Technical problems with a foreign exchange order at BNZ once resulted in an unintended position of more than $1 billion against the US dollar being taken, equivalent to about 20% of BNZ’s total regulatory capital.
The Reserve Bank revealed this had happened to an unnamed New Zealand bank in its Financial Stability Report issued on Wednesday. A BNZ spokesman confirmed to interest.co.nz that BNZ was the bank involved.
The Reserve Bank comments came in a section in the report on banks' operational risk, which is the risk of losses resulting from inadequate or failed internal processes, people and systems, or from external events. The Reserve Bank points out operational risk events have caused significant losses for banks in New Zealand and abroad, providing examples of this. It gives the wayward foreign exchange, or FX, transaction as one of these examples.

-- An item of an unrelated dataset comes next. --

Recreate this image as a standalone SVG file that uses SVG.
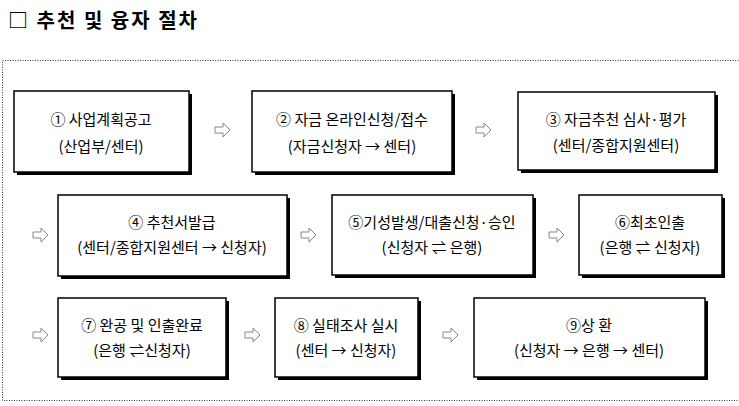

"In April 2014, technical problems in a major New Zealand bank caused 1,280 trades to be generated from a single FX order of $1 million. This resulted in an unintended position of over $1 billion against the US dollar (equivalent to around 20% of the bank’s total regulatory capital)," the Reserve Bank says.
Interest.co.nz asked spokespeople from ANZ NZ, ASB, BNZ and Westpac NZ whether their bank was the unnamed bank featuring in the Reserve Bank revelation. The ANZ, ASB, and Westpac spokespeople said it was not their banks.
A BNZ spokesman acknowledged the bank referred to by the Reserve Bank was BNZ.
"In 2014 there was an unknown bug in a third-party foreign exchange trading platform that resulted in an FX trade that replicated in error. It was quickly identified and fixed, a total time of about 30 minutes, and we alerted the Reserve Bank at the time," a BNZ spokesman said.
Asked about the comment in the Financial Stability Report, a Reserve Bank spokesman said; "To be clear, we're not saying the bank lost $1 billion, just that the money was temporarily at risk."